Airline grounds about a dozen planes as part of a review of its network, mulls laying off more employees
MUMBAI • Jet Airways India Ltd has approached banks for a moratorium on loans and asked for fresh funds to ease a cash crunch, according to people with direct knowledge of the matter, adding to signs the carrier is sliding deeper into trouble.
The airline has already grounded about a dozen planes as part of a review of its network aimed at reducing unprofitable domestic routes, said one of the people, who asked not to be identified because the plans aren’t public.
The Mumbai-based carrier is also studying laying off more employees in non-core areas, the person said.
The moves show India’s biggest full-service carrier — unprofitable in nine of the past 11 years — is struggling for survival as two-cent (8.3 sen) fares in one of the world’s most expensive places to buy jet fuel negate the gains from a surge in domestic passenger numbers.
Indian banks, having suffered setbacks from lending previously to failed Kingfisher Airlines, had earlier rebuffed Jet Airways with their reluctance to extend additional loans to the company.
A representative for Jet Airways couldn’t comment immediately.
Shares of the company jumped as much as 4% to 220 rupees (RM12.44) yesterday in Mumbai on optimism any successful arrangement with lenders could help the carrier get its finances back in order.
Jet Airways has the highest portion of short-term debt to total debt compared to its Asian peers at 46%.
For Naresh Goyal-led Jet Airways, it’s critical to raise funds as the airline is battling a depreciating local currency, intense local competition from budget carriers and surging fuel prices. The banks have asked for a detailed action plan from Jet Airways on proposals to sell shares, the people said.
The carrier was one of the first to take off in the early 1990s after India opened up aviation to non-state carriers.
Jet Airways has shared little details of a turnaround plan it announced in August, while its stock has plunged 75% this year, shrinking the market value of the company to about US$325 million.
Among the proposed steps it announced were the sale of the carrier’s stake in its frequent flier programme, capital infusion, paring of debt and cutting costs by as much as 20 billion rupees over the next two years.

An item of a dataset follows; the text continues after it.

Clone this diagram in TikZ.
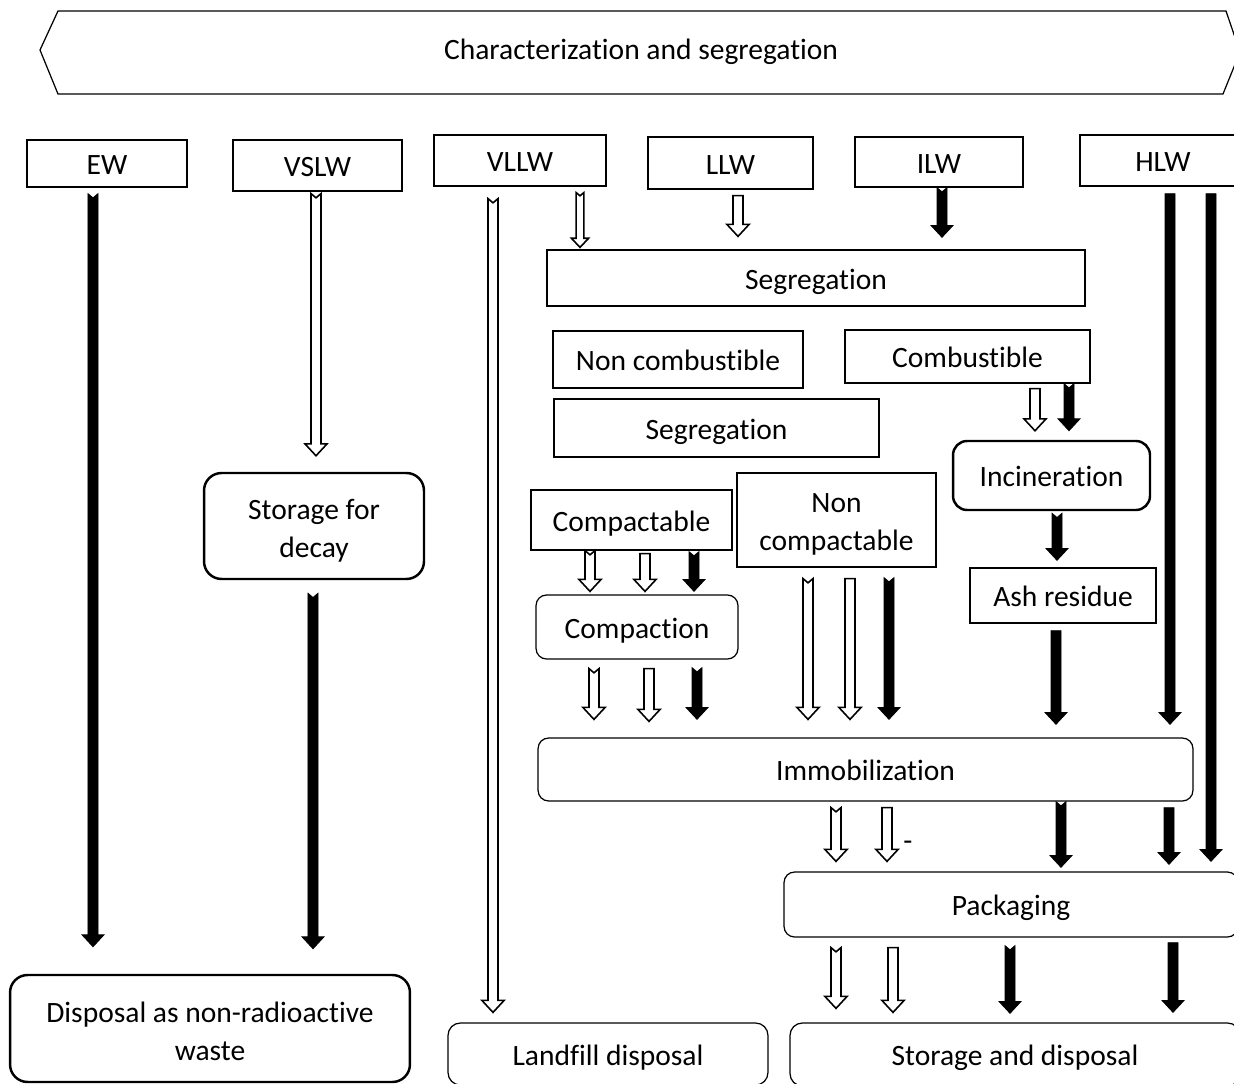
\documentclass[tikz,border=0pt]{standalone}
\usepackage{fontspec}
\setmainfont{Carlito}[Ligatures=NoCommon]
\usetikzlibrary{calc}

% default block-arrow dimensions (shaft half width, head half width, head length, tail notch)
\def\bsw{2.85pt}\def\bhw{6.3pt}\def\bhl{6.8pt}\def\bnd{0pt}

\tikzset{
  lbl/.style={font=\fontsize{16.8}{21.6}\selectfont, align=center, inner sep=0pt,
              text height=13pt, text depth=0pt},
  twoline/.style={text height=#1, text depth=0pt},
  box/.style={lbl, draw, line width=0.7pt},
  rbox/.style={box, rounded corners=#1},
  thickrbox/.style={box, line width=1.4pt, rounded corners=#1},
  notched/.code={\def\bnd{2.4pt}},
  thin arrow/.code={\def\bsw{2.2pt}\def\bhw{4.9pt}\def\bhl{5.2pt}\def\bnd{1.8pt}},
  hollow/.style={draw, fill=white, line width=0.9pt, line join=miter},
  filled/.style={draw, fill=black, line width=0.4pt, line join=miter},
}

% vertical block arrow: [style]{x}{from anchor}{top offset}{to anchor}{bottom offset}
\newcommand\blockarrow[6][]{%
  \path[#1] let \p1=($(#3)+(0,#4)$), \p2=($(#5)+(0,#6)$), \p3=(#2,0) in
    (\x3-\bsw,\y1) -- (\x3,\y1-\bnd) -- (\x3+\bsw,\y1) -- (\x3+\bsw,\y2+\bhl)
    -- (\x3+\bhw,\y2+\bhl) -- (\x3,\y2) -- (\x3-\bhw,\y2+\bhl) -- (\x3-\bsw,\y2+\bhl) -- cycle;}

\begin{document}
\begin{tikzpicture}[x=0.02cm, y=-0.02cm]
\useasboundingbox (0,0) rectangle (1234,1084);
\clip (0,0) rectangle (1234,1084);

% banner
\draw[line width=0.7pt] (58,11) -- (1226,11) -- (1240,52) -- (1223,94) -- (58,94) -- (40,50) -- cycle;
\node[lbl] (banner) at (641,48) {Characterization and segregation};

% waste classes
\node[box, minimum width=3.2cm,  minimum height=0.94cm] (ew)   at (107,163.5) {EW};
\node[box, minimum width=3.38cm, minimum height=1.02cm] (vslw) at (317.5,165.5) {VSLW};
\node[box, minimum width=3.44cm, minimum height=1.02cm] (vllw) at (520,160.5) {VLLW};
\node[box, minimum width=3.3cm,  minimum height=1.04cm] (llw)  at (730.5,163) {LLW};
\node[box, minimum width=3.36cm, minimum height=1.0cm]  (ilw)  at (939,162) {ILW};
\node[box, minimum width=3.32cm, minimum height=1.02cm] (hlw)  at (1163,160.5) {HLW};

% treatment steps
\node[box, minimum width=10.76cm, minimum height=1.12cm] (seg1) at (816,278) {Segregation};
\node[box, minimum width=5.0cm,  minimum height=1.14cm] (noncomb) at (678,359.5) {Non combustible};
\node[box, minimum width=4.9cm,  minimum height=1.06cm] (comb) at (967.5,356.5) {Combustible};
\node[box, minimum width=6.5cm,  minimum height=1.16cm] (seg2) at (716.5,428) {Segregation};
\node[thickrbox=8pt, minimum width=3.94cm, minimum height=1.38cm] (incin) at (1051.5,475.5) {Incineration};
\node[thickrbox=10pt, twoline=35.3pt, minimum width=4.4cm, minimum height=2.12cm] (decay) at (314,526) {Storage for\\decay};
\node[box, minimum width=4.02cm, minimum height=1.2cm]  (compactable) at (631.5,520) {Compactable};
\node[box, twoline=34.6pt, minimum width=3.98cm, minimum height=1.88cm] (noncompactable) at (836.5,520) {Non\\compactable};
\node[box, minimum width=3.72cm, minimum height=1.1cm]  (ash) at (1063,595.5) {Ash residue};
\node[rbox=6pt, minimum width=4.04cm, minimum height=1.28cm] (compaction) at (637,627) {Compaction};
\node[rbox=6pt, minimum width=13.1cm, minimum height=1.26cm] (immob) at (865.5,769.5) {Immobilization};
\node[rbox=6pt, minimum width=9.08cm, minimum height=1.3cm]  (pack) at (1011,904.5) {Packaging};

% end points
\node[thickrbox=10pt, twoline=36.4pt, minimum width=8.0cm, minimum height=2.14cm] (nonrad) at (210,1028.5) {Disposal as non-radioactive\\waste};
\node[rbox=7pt, minimum width=6.4cm, minimum height=1.24cm] (landfill) at (608,1054) {Landfill disposal};
\node[rbox=7pt, minimum width=9.0cm, minimum height=1.26cm] (storage) at (1015,1054.5) {Storage and disposal};

% class routes
\blockarrow[filled, notched]{93}{ew.south}{6}{nonrad.north}{-27}
\blockarrow[hollow, notched]{316}{vslw.south}{2}{decay.north}{-16}
\blockarrow[filled, notched]{313}{decay.south}{13}{nonrad.north}{-25}
\blockarrow[hollow, notched]{493}{vllw.south}{12}{landfill.north}{-10}
\blockarrow[hollow, thin arrow]{580}{vllw.south}{6}{seg1.north}{-2}
\blockarrow[hollow]{738}{llw.south}{6}{seg1.north}{-13}
\blockarrow[filled, notched]{942}{ilw.south}{0}{seg1.north}{-12}
\blockarrow[filled]{1170}{hlw.south}{7}{immob.north}{-13}
\blockarrow[filled]{1211}{hlw.south}{7}{pack.north}{-10}

% combustible branch
\blockarrow[hollow]{1035}{comb.south}{5}{incin.north}{-9}
\blockarrow[filled, notched]{1069}{comb.south}{0}{incin.north}{-9}
\blockarrow[filled, notched]{1057}{incin.south}{2}{ash.north}{-7}
\blockarrow[filled]{1056}{ash.south}{7}{immob.north}{-13}

% compactable branch
\blockarrow[hollow, notched]{590}{compactable.south}{0}{compaction.north}{-3}
\blockarrow[hollow]{645}{compactable.south}{3}{compaction.north}{-3}
\blockarrow[filled, notched]{694}{compactable.south}{1}{compaction.north}{-3}
\blockarrow[hollow, notched]{594}{compaction.south}{9}{immob.north}{-18}
\blockarrow[hollow]{649}{compaction.south}{9}{immob.north}{-16}
\blockarrow[filled, notched]{697}{compaction.south}{8}{immob.north}{-18}

% non compactable branch
\blockarrow[hollow, notched]{808}{noncompactable.south}{11}{immob.north}{-18}
\blockarrow[hollow]{850}{noncompactable.south}{11}{immob.north}{-18}
\blockarrow[filled, notched]{889}{noncompactable.south}{10}{immob.north}{-18}

% immobilization to packaging
\blockarrow[hollow, notched]{836}{immob.south}{6}{pack.north}{-10}
\blockarrow[hollow]{887}{immob.south}{6}{pack.north}{-10}
\node[lbl] (minus) at (908,839) {-};
\blockarrow[filled, notched]{1061}{immob.south}{0}{pack.north}{-4}
\blockarrow[filled]{1169}{immob.south}{6}{pack.north}{-7}

% packaging to storage
\blockarrow[hollow, notched]{836}{pack.south}{10}{storage.north}{-14}
\blockarrow[hollow]{893}{pack.south}{10}{storage.north}{-10}
\blockarrow[filled, notched]{1010}{pack.south}{8}{storage.north}{-9}
\blockarrow[filled]{1173}{pack.south}{5}{storage.north}{-10}
\end{tikzpicture}
\end{document}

While Blackstone Group LP and TPG Capital were reportedly in talks for the stake in the loyalty programme, Jet- Privilege, the carrier hasn’t given any indication it is anywhere close to a deal.
Jet Airways owns 49.9% of JetPrivilege, with the rest held by Etihad Airways PJSC, which separately owns 24% of the Indian carrier.

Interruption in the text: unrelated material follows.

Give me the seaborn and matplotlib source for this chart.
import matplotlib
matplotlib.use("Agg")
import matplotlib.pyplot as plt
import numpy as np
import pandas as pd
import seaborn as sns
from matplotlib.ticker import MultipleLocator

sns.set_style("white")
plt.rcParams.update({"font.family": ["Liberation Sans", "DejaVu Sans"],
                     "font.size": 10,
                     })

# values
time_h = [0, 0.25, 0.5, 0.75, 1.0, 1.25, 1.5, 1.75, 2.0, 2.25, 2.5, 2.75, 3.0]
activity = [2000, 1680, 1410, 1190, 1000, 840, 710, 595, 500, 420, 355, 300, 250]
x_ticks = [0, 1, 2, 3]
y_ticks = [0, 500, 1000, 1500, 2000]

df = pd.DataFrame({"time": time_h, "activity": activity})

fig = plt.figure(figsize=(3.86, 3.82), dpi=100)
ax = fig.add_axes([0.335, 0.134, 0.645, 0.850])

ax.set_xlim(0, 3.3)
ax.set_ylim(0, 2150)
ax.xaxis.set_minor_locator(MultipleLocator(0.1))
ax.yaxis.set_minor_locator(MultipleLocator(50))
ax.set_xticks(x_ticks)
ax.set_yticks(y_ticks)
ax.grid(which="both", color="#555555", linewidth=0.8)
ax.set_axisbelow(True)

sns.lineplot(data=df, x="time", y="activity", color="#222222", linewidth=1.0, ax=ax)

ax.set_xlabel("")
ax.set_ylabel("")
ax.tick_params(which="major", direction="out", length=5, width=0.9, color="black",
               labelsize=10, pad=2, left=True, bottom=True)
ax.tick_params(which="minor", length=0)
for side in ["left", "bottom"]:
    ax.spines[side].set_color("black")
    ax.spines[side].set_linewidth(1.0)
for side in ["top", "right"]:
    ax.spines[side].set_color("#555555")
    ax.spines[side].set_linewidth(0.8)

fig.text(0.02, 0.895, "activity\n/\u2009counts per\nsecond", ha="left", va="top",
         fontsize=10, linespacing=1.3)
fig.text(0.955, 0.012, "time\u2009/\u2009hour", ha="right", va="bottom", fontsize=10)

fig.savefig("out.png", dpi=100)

The Times of India reported last week that the Tata Group held preliminary talks to buy a “large” stake in Jet Airways, seeking management control. The carrier said the report was “highly speculative”.
Tata already operates two airlines in India in partnership with Singapore Airlines Ltd and AirAsia Group Bhd.
Cash and equivalents at Jet Airways dwindled to 3.2 billion rupees as of March, from as high as 20.8 billion rupees three years earlier, signalling the urgency to raise capital and tide over any squeeze.
Net debt was at 73.6 billion rupees as of June 30, 65% of that denominated in dollars, CFO Amit Agarwal said in August. The local currency’s 13% slide against the greenback is making matters worse by threatening to drive up plane financing costs.
As Jet Airways strives to get its financial position in order, budget carrier and rival IndiGo, operated by Inter- Globe Aviation Ltd, is likely to gain market share, according to Bloomberg Intelligence analysts Rahul Kapoor and Chris Muckensturm.
Jet Airways has 124 aircraft in its fleet, according to its website, compared to IndiGo’s 159 as of end-March.